I’ll just set the scene first – the walkway from the tills to the exit doors is pretty narrow, no more than two people can walk alongside each other at one time, and this happened during the busy lunch hour rush. Mr. “I Must Send This Text/E-mail/Tweet RIGHT NOW” decides that just after he has paid for his shopping and is leaving the shop, he MUST send a message on his phone, so he stops dead right in the middle of the narrow exit, discarding the notion of sitting down on the bench two feet away from him. He doesn’t move for at least a minute until the message has been sent, creating chaos behind him as people struggle to get past. What confuses me further is that no one actually said “excuse me” and instead chose to struggle and say nothing!
Another similar situation in the same area, I watched a guy who had dropped something crouch down on to the floor and then stick his leg straight out behind him without even looking, and a poor elderly lady nearly fell straight over it! Seriously, do people like this create havoc everywhere they go, or I’m just been pessimistic?

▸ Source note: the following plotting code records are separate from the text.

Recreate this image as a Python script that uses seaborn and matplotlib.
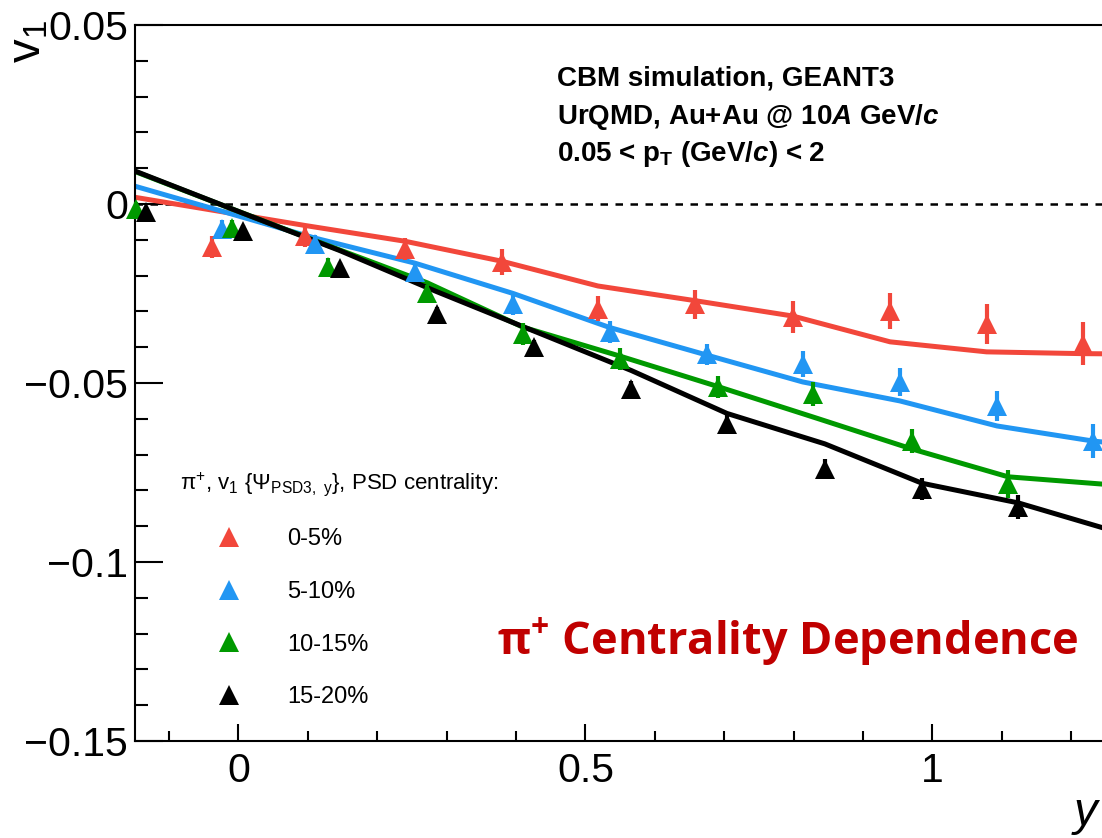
import numpy as np
import pandas as pd
import seaborn as sns
import matplotlib.pyplot as plt
from matplotlib.lines import Line2D
from matplotlib.ticker import MultipleLocator

# centrality classes and colours
centralities = ["0-5%", "5-10%", "10-15%", "15-20%"]
colors = ["#F2473B", "#2196F3", "#009900", "#000000"]

# measured points (rapidity, v1, error)
red_x = [-0.038, 0.096, 0.240, 0.380, 0.518, 0.658, 0.799, 0.939, 1.078, 1.217]
red_v1 = [-0.0120, -0.0090, -0.0126, -0.0162, -0.0293, -0.0280, -0.0316, -0.0300, -0.0335, -0.0390]
red_err = [0.0030, 0.0030, 0.0030, 0.0035, 0.0035, 0.0040, 0.0045, 0.0050, 0.0055, 0.0060]

blue_x = [-0.024, 0.110, 0.254, 0.396, 0.535, 0.675, 0.813, 0.953, 1.093, 1.231]
blue_v1 = [-0.0070, -0.0112, -0.0190, -0.0280, -0.0358, -0.0420, -0.0447, -0.0497, -0.0564, -0.0662]
blue_err = [0.0025, 0.0025, 0.0025, 0.0030, 0.0030, 0.0030, 0.0035, 0.0040, 0.0042, 0.0047]

green_x = [-0.148, -0.009, 0.129, 0.272, 0.410, 0.550, 0.691, 0.828, 0.970, 1.109]
green_v1 = [-0.0014, -0.0066, -0.0176, -0.0250, -0.0363, -0.0433, -0.0511, -0.0530, -0.0662, -0.0782]
green_err = [0.0020, 0.0020, 0.0025, 0.0025, 0.0030, 0.0030, 0.0030, 0.0034, 0.0034, 0.0038]

black_x = [-0.133, 0.007, 0.146, 0.286, 0.426, 0.566, 0.704, 0.845, 0.985, 1.124]
black_v1 = [-0.0022, -0.0075, -0.0180, -0.0307, -0.0400, -0.0517, -0.0615, -0.0740, -0.0796, -0.0846]
black_err = [0.0015, 0.0015, 0.0018, 0.0020, 0.0020, 0.0022, 0.0025, 0.0028, 0.0030, 0.0033]

# model curves
red_model_x = [-0.178, -0.038, 0.096, 0.240, 0.380, 0.518, 0.658, 0.799, 0.939, 1.078, 1.217, 1.357]
red_model_v1 = [0.0028, -0.0017, -0.0060, -0.0104, -0.0160, -0.0229, -0.0270, -0.0313, -0.0385, -0.0413, -0.0418, -0.0420]

blue_model_x = [-0.164, -0.024, 0.110, 0.254, 0.396, 0.535, 0.675, 0.813, 0.953, 1.093, 1.231, 1.371]
blue_model_v1 = [0.0058, -0.0020, -0.0095, -0.0165, -0.0250, -0.0345, -0.0422, -0.0497, -0.0550, -0.0620, -0.0662, -0.0690]

green_model_x = [-0.288, -0.148, -0.009, 0.129, 0.272, 0.410, 0.550, 0.691, 0.828, 0.970, 1.109, 1.249]
green_model_v1 = [0.0190, 0.0090, -0.0014, -0.0116, -0.0220, -0.0344, -0.0425, -0.0510, -0.0595, -0.0684, -0.0762, -0.0783]

black_model_x = [-0.273, -0.133, 0.007, 0.146, 0.286, 0.426, 0.566, 0.704, 0.845, 0.985, 1.124, 1.264]
black_model_v1 = [0.0186, 0.0080, -0.0026, -0.0130, -0.0245, -0.0355, -0.0465, -0.0585, -0.0670, -0.0780, -0.0835, -0.0915]

x_ticks = [0, 0.5, 1]
x_tick_labels = ["0", "0.5", "1"]
y_ticks = [0.05, 0, -0.05, -0.1, -0.15]
y_tick_labels = ["0.05", "0", "\u22120.05", "\u22120.1", "\u22120.15"]

sns.set_theme(style="ticks")
plt.rcParams["font.family"] = ["Liberation Sans", "DejaVu Sans"]
plt.rcParams["text.color"] = "black"
plt.rcParams["mathtext.fontset"] = "custom"
plt.rcParams["mathtext.it"] = "Liberation Sans:italic:bold"
plt.rcParams["mathtext.default"] = "regular"

W, H = 1102, 838
fig = plt.figure(figsize=(W / 100, H / 100), dpi=100)
xlim = (-0.149, 1.30)
ax_left, ax_right_px = 135, 135 + (xlim[1] - xlim[0]) * 694
ax = fig.add_axes([ax_left / W, (H - 741) / H, (ax_right_px - ax_left) / W, 716 / H])

models = pd.DataFrame({
    "y": red_model_x + blue_model_x + green_model_x + black_model_x,
    "v1": red_model_v1 + blue_model_v1 + green_model_v1 + black_model_v1,
    "cent": sum([[c] * 12 for c in centralities], []),
})
sns.lineplot(data=models, x="y", y="v1", hue="cent", palette=dict(zip(centralities, colors)),
             estimator=None, sort=False, lw=3.6, legend=False, ax=ax, zorder=2)

points = [(red_x, red_v1, red_err), (blue_x, blue_v1, blue_err),
          (green_x, green_v1, green_err), (black_x, black_v1, black_err)]
for (px, pv, pe), col in zip(points, colors):
    ax.errorbar(px, pv, yerr=pe, fmt="^", color=col, ms=15, mew=0,
                elinewidth=3, capsize=2, capthick=3, clip_on=False, zorder=3)

ax.axhline(0, color="black", lw=1.8, ls=(0, (3, 3)), zorder=1)

ax.set_xlim(*xlim)
ax.set_ylim(-0.15, 0.05)
ax.set_xticks(x_ticks, x_tick_labels)
ax.set_yticks(y_ticks, y_tick_labels)
ax.xaxis.set_minor_locator(MultipleLocator(0.1))
ax.yaxis.set_minor_locator(MultipleLocator(0.01))
ax.tick_params(axis="both", which="both", direction="in", width=1.5, color="black",
               labelsize=29.5, labelcolor="black")
ax.tick_params(axis="y", which="major", length=20, pad=5)
ax.tick_params(axis="y", which="minor", length=9.5)
ax.tick_params(axis="x", which="major", length=12, pad=8)
ax.tick_params(axis="x", which="minor", length=7)
ax.set_xlabel("")
ax.set_ylabel("")
for s in ["left", "bottom", "top"]:
    ax.spines[s].set_linewidth(1.5)
    ax.spines[s].set_color("black")
ax.spines["right"].set_visible(False)

# axis titles
fig.text(28 / W, 1 - 20 / H, "v$_{1}$", rotation=90, ha="center", va="top", fontsize=34)
fig.text(1085 / W, 1 - 825 / H, "y", style="italic", ha="center", va="baseline", fontsize=34)

# info text
info = ["CBM simulation, GEANT3",
        r"UrQMD, Au+Au @ 10$\mathit{A}$ GeV/$\mathit{c}$",
        r"0.05 < p$_{T}$ (GeV/$\mathit{c}$) < 2"]
for line, base in zip(info, [85, 124, 161]):
    fig.text(557 / W, 1 - base / H, line, fontsize=20, fontweight="bold", va="baseline", ha="left")

# legend
handles = [Line2D([], [], ls="none", marker="^", ms=15, mew=0, color=c) for c in colors]
leg = ax.legend(handles, centralities, title=r"$\pi^{+}$, v$_{1}$ {$\Psi_{PSD3,\ y}$}, PSD centrality:",
                loc="upper left", bbox_to_anchor=(180 / W, 1 - 470 / H), bbox_transform=fig.transFigure,
                frameon=False, fontsize=17, title_fontsize=16, borderpad=0, borderaxespad=0,
                handlelength=4.15, handletextpad=0.4, labelspacing=1.3, alignment="left")

fig.text(497 / W, 1 - 655 / H, r"$\pi^{+}$ Centrality Dependence", color="#C00000",
         fontsize=32.5, fontweight="bold", family=["Open Sans", "DejaVu Sans"], va="baseline", ha="left")

fig.savefig("out.png", dpi=100)
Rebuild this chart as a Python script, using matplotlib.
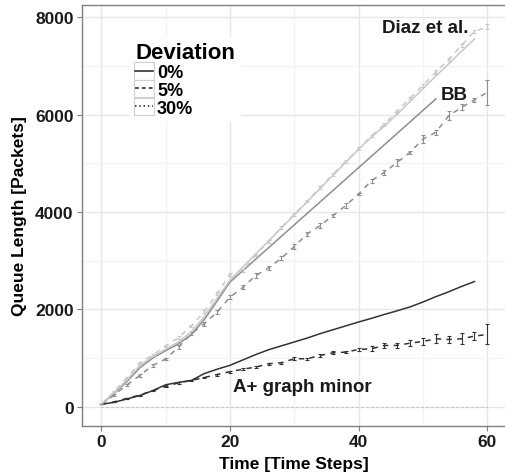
import matplotlib
matplotlib.use('Agg')
import matplotlib.pyplot as plt
from matplotlib.legend_handler import HandlerLine2D
from matplotlib.lines import Line2D
from matplotlib.patches import Rectangle

plt.rcParams['font.family'] = 'Liberation Sans'
plt.rcParams['font.weight'] = 'bold'
plt.rcParams['axes.labelweight'] = 'bold'

# time steps
steps = [0, 2, 4, 6, 8, 10, 12, 14, 16, 18, 20, 22, 24, 26, 28, 30,
         32, 34, 36, 38, 40, 42, 44, 46, 48, 50, 52, 54, 56, 58, 60]

# A+ graph minor
aplus_0 = [50, 90, 160, 230, 330, 450, 500, 540, 680, 770, 850, 960, 1070, 1170,
           1250, 1330, 1410, 1500, 1580, 1660, 1740, 1815, 1895, 1970, 2050,
           2150, 2260, 2360, 2470, 2570]
aplus_5 = [50, 100, 170, 240, 330, 420, 490, 540, 600, 660, 720, 770, 814, 882,
           903, 985, 985, 1053, 1108, 1121, 1176, 1190, 1258, 1258, 1306, 1340,
           1395, 1381, 1395, 1450, 1484]
aplus_5_err = [0, 5, 8, 10, 10, 12, 15, 15, 18, 20, 20, 22, 25, 25, 20, 35, 20,
               25, 35, 25, 35, 55, 60, 45, 65, 75, 90, 65, 110, 80, 205]

# BB
bb_0 = [50, 270, 520, 800, 1000, 1150, 1290, 1480, 1790, 2170, 2560, 2795, 3030,
        3265, 3500, 3735, 3970, 4205, 4440, 4675, 4910, 5145, 5380, 5615, 5850,
        6085, 6320]
bb_5 = [50, 240, 450, 643, 848, 980, 1224, 1497, 1703, 1942, 2250, 2450, 2694,
        2850, 3050, 3290, 3549, 3719, 3924, 4130, 4369, 4642, 4814, 5019, 5225,
        5497, 5635, 5976, 6147, 6300, 6455]
bb_5_err = [0, 15, 25, 25, 30, 25, 35, 30, 40, 35, 45, 40, 60, 50, 45, 60, 35,
            45, 30, 50, 30, 40, 50, 70, 30, 80, 50, 90, 60, 40, 255]

# Diaz et al.
diaz_0 = [50, 290, 550, 850, 1030, 1180, 1330, 1540, 1850, 2230, 2600, 2870,
          3140, 3400, 3670, 3940, 4210, 4480, 4750, 5020, 5290, 5540, 5760, 6010,
          6270, 6530, 6790, 7040, 7300, 7550]
diaz_5 = [50, 310, 600, 900, 1060, 1250, 1420, 1660, 1950, 2320, 2720, 2800,
          3120, 3400, 3680, 3950, 4220, 4500, 4770, 5040, 5300, 5560, 5800, 6070,
          6340, 6600, 6870, 7140, 7420, 7710, 7800]
diaz_5_err = [0, 15, 20, 25, 20, 25, 30, 25, 30, 35, 30, 30, 25, 30, 35, 30, 25,
              30, 35, 30, 25, 30, 35, 30, 25, 30, 35, 30, 35, 30, 50]

# 30% deviation: all stay at zero
zero_30 = [0] * len(steps)

deviations = ['0%', '5%', '30%']
c_aplus, c_bb, c_diaz = '#333333', '#8E8E8E', '#C8C8C8'
dash = (3.5, 3.5)
dot = (2.0, 1.6)

fig = plt.figure(figsize=(5.05, 4.77), dpi=100)
ax = fig.add_axes([82 / 505, 50.3 / 477, 424.6 / 505, 420.7 / 477])

series = [
    (aplus_0, aplus_5, aplus_5_err, c_aplus),
    (bb_0, bb_5, bb_5_err, c_bb),
    (diaz_0, diaz_5, diaz_5_err, c_diaz),
]
for v0, v5, e5, col in series:
    ax.plot(steps[:len(v0)], v0, color=col, lw=1.1, zorder=3)
    eb = ax.errorbar(steps, v5, yerr=e5, color=col, lw=1.1, elinewidth=0.8,
                     capsize=1.4, capthick=0.8, zorder=3)
    eb[0].set_dashes(dash)
    ax.plot(steps, zero_30, color=col, lw=1.0, dashes=dot, zorder=2.5,
            antialiased=False)

lab_kw = dict(ha='center', va='baseline', fontsize=13.5, fontweight='bold',
              color='#1A1A1A')
ax.text(50.4, 7691, 'Diaz et al.', **lab_kw)
ax.text(54.8, 6321, 'BB', **lab_kw)
ax.text(31.3, 329, 'A+ graph minor', **lab_kw)

ax.set_xlim(-3, 63)
ax.set_ylim(-390, 8250)
ax.set_xticks([0, 20, 40, 60])
ax.set_xticks([10, 30, 50], minor=True)
ax.set_yticks([0, 2000, 4000, 6000, 8000])
ax.set_yticks([1000, 3000, 5000, 7000], minor=True)
ax.grid(which='major', color='#E6E6E6', lw=1.0, zorder=0)
ax.grid(which='minor', color='#F4F4F4', lw=1.0, zorder=0)
ax.set_axisbelow(True)
ax.tick_params(which='major', length=3.6, width=0.8, color='#7F7F7F', pad=2.5,
               labelsize=12.5, labelcolor='#1A1A1A')
ax.tick_params(which='minor', length=0)
for lab in ax.get_xticklabels() + ax.get_yticklabels():
    lab.set_fontweight('bold')
for s in ax.spines.values():
    s.set_color('#7F7F7F')
    s.set_linewidth(1.0)

ax.set_xlabel('Time [Time Steps]', fontsize=12.5, fontweight='bold', labelpad=5)
ax.set_ylabel('Queue Length [Packets]', fontsize=12.5, fontweight='bold',
              labelpad=6)


class BoxedHandler(HandlerLine2D):
    def create_artists(self, legend, orig_handle, xdescent, ydescent, width,
                       height, fontsize, trans):
        arts = super().create_artists(legend, orig_handle, xdescent, ydescent,
                                      width, height, fontsize, trans)
        p = 0.1 * fontsize
        box = Rectangle((-xdescent - p, -ydescent - p), width + 2 * p,
                        height + 2 * p, facecolor='white', edgecolor='#D0D0D0',
                        lw=0.8, transform=trans)
        return [box] + arts


handles = [Line2D([], [], color='#222222', lw=1.1),
           Line2D([], [], color='#222222', lw=1.1, dashes=(2.5, 2)),
           Line2D([], [], color='#222222', lw=1.1, dashes=(1, 1.8))]
leg = ax.legend(handles, deviations, title='Deviation', loc='upper left',
                bbox_to_anchor=(0.113, 0.924), frameon=True,
                prop={'size': 13, 'weight': 'bold'},
                fancybox=False, edgecolor='none', facecolor='white',
                framealpha=1, borderpad=0.3, labelspacing=0.03,
                handlelength=0.95, handleheight=0.8, handletextpad=0.25,
                borderaxespad=0, handler_map={Line2D: BoxedHandler()})
leg.get_title().set_fontsize(16)
leg.get_title().set_fontweight('bold')
leg._legend_box.align = 'left'
leg.set_zorder(5)

fig.savefig('out.png', dpi=100)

Sadly I noticed this type of mentality in a few people throughout the day, suggesting that there are a number of people who just need to get a life, but there was one person in particular who stood out. A few times I noticed that as people were passing me they seemed to be bouncing change around in their hand or would pull their wallet out for no reason, whilst smirking my way, as if they were depriving me of a slice of cake at a birthday party. I didn’t think too much of it until late in the day when a young lad, maybe late teens or early 20’s, purposely stopped in front of me and told his friends he would catch up. He then proceeded to spend a good two or three minutes rooting around in his backpack, taking things out and putting them back in again, shooting glances at me all the while, only to eventually stand up and walk out whilst trying not to laugh. Thankfully, some of that rare female insight had held me back from expecting any contribution from him, so I did not give him the satisfaction of acting like I was expecting anything, or look disappointed when he left.
I did of course come across some lovely people who really demonstrated that there are still some kind souls out there
I really appreciated the “explainers” as they made sure that I didn’t feel invisible and that I was somebody to be avoided – which is sadly how many people acted (and no doubt how I have acted before when passing a collection tin and have no money!). These type of people included those who contributed and those who didn’t. Whether it was just to explain that they only had 5p on them, or that they only had lots of small coins in their purse, or that they didn’t have any change with them, or even that they already donate to the hospice, they all felt it necessary to interact with me and explain their situation. I feel that they have taught me a valuable lesson, and I will never again walk past a coin collector without acknowledging their presence!
I’m classing anyone who stopped to talk to me about the Hospice, or that I was collecting for charity, a “supporter” as I couldn’t really think of another term which summed them up. The supporters included at least three people who all volunteer or fundraise for the Hospice themselves so it was lovely to meet them and hear about what they do. I spoke with a number of people who have had experience with the work of the Hospice with their own family members, and it was great to hear their kind words of support and about their own experiences. I also met a man training a guide dog for the blind, who told me that having a dog with you really helps collections – he was once stood in the street with the dog and his can of pop and someone tried to put money in his can! If only I could train my cats up to come collecting with me and we could be on to a winner!
All in all it’s been a good day for fundraising and inspired me to arrange more coin collection days!